■ REQUIREMENTS: Leaving out every picture, copy the lines of the data exactly, from the first through the line containing "W, H = 1206, 1073".

■ MATERIAL PROVIDED:
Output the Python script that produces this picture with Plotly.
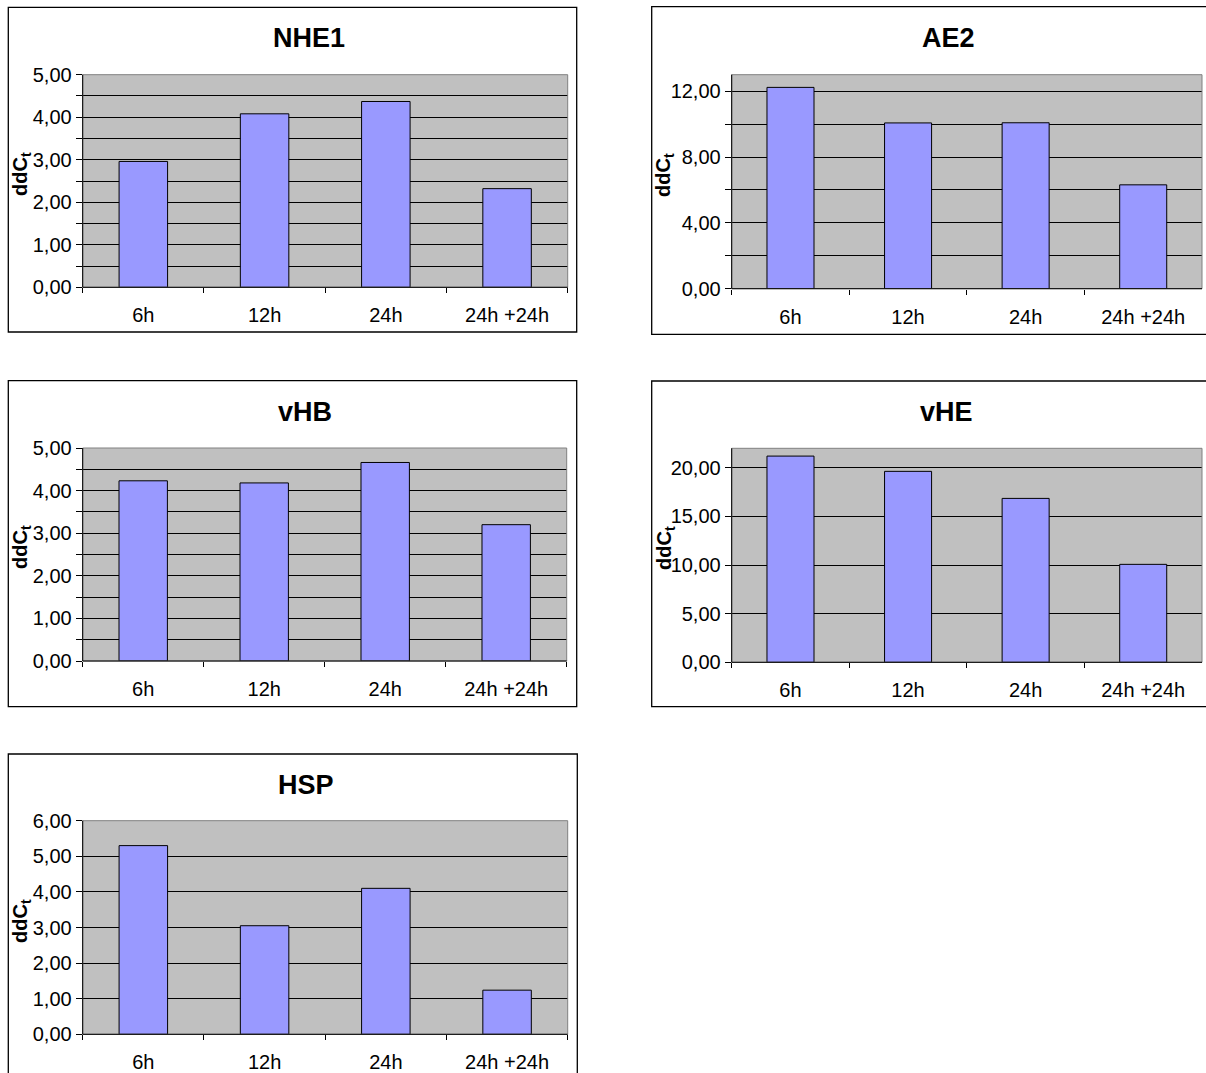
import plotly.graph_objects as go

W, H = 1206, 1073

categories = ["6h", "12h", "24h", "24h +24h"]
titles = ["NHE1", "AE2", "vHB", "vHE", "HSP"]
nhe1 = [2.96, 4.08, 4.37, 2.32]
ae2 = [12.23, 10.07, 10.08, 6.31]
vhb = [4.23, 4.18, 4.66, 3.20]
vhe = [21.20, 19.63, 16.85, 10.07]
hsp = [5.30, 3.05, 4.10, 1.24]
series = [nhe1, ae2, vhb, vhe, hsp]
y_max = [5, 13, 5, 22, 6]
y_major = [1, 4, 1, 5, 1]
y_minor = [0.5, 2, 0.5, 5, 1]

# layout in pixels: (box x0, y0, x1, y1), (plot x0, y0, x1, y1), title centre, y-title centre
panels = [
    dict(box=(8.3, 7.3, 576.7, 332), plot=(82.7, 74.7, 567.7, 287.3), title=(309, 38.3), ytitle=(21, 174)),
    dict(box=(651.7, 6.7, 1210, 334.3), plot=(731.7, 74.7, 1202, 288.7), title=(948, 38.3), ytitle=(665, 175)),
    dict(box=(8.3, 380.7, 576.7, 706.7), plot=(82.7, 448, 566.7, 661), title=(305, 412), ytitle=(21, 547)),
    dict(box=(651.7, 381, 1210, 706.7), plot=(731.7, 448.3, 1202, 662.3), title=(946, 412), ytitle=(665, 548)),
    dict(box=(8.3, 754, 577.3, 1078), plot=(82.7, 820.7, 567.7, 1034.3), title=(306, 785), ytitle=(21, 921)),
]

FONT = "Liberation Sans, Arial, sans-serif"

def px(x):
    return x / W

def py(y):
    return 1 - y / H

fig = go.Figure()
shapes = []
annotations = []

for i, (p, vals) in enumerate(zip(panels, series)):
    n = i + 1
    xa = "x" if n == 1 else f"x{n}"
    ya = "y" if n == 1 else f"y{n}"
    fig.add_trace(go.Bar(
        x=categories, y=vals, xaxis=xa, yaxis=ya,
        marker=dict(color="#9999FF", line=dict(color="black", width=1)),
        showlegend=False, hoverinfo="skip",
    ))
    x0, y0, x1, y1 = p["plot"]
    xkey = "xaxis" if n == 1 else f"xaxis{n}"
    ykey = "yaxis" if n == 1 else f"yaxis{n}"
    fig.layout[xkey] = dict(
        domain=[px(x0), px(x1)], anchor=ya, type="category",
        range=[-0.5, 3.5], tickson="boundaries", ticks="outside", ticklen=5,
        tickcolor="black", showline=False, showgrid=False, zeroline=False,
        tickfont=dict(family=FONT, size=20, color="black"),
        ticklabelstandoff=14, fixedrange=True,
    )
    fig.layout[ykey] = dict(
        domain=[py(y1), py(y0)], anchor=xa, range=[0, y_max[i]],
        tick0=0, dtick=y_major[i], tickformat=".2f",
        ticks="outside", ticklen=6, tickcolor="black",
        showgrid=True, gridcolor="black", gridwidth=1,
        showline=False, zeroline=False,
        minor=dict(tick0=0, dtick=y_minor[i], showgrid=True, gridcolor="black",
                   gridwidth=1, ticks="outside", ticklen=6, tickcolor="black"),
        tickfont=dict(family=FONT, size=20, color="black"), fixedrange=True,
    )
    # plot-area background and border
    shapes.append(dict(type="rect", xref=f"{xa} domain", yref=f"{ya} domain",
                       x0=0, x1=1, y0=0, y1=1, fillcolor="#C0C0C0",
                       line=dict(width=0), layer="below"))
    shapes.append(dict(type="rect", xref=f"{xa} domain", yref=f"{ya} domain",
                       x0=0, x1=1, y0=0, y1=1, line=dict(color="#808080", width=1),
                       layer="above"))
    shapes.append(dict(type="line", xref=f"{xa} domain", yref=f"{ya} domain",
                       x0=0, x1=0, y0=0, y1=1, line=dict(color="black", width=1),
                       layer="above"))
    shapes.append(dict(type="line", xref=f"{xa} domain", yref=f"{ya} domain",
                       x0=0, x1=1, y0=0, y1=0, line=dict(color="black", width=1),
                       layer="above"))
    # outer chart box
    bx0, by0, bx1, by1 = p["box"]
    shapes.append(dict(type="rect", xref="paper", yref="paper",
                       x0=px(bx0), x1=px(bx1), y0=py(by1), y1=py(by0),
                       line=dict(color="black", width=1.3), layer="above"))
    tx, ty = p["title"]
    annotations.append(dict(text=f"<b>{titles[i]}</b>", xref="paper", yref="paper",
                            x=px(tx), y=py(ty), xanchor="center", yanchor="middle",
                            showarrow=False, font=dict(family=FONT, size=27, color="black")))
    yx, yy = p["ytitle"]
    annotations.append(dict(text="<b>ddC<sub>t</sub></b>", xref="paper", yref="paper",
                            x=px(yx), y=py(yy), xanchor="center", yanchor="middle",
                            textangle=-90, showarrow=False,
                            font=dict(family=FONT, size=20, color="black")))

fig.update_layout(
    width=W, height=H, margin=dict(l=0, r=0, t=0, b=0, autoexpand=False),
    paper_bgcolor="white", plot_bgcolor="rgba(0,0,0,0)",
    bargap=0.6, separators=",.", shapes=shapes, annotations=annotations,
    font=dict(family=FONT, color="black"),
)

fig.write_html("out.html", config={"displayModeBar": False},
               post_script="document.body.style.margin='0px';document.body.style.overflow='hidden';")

■ ANSWER:
Output the Python script that produces this picture with Plotly.
import plotly.graph_objects as go

W, H = 1206, 1073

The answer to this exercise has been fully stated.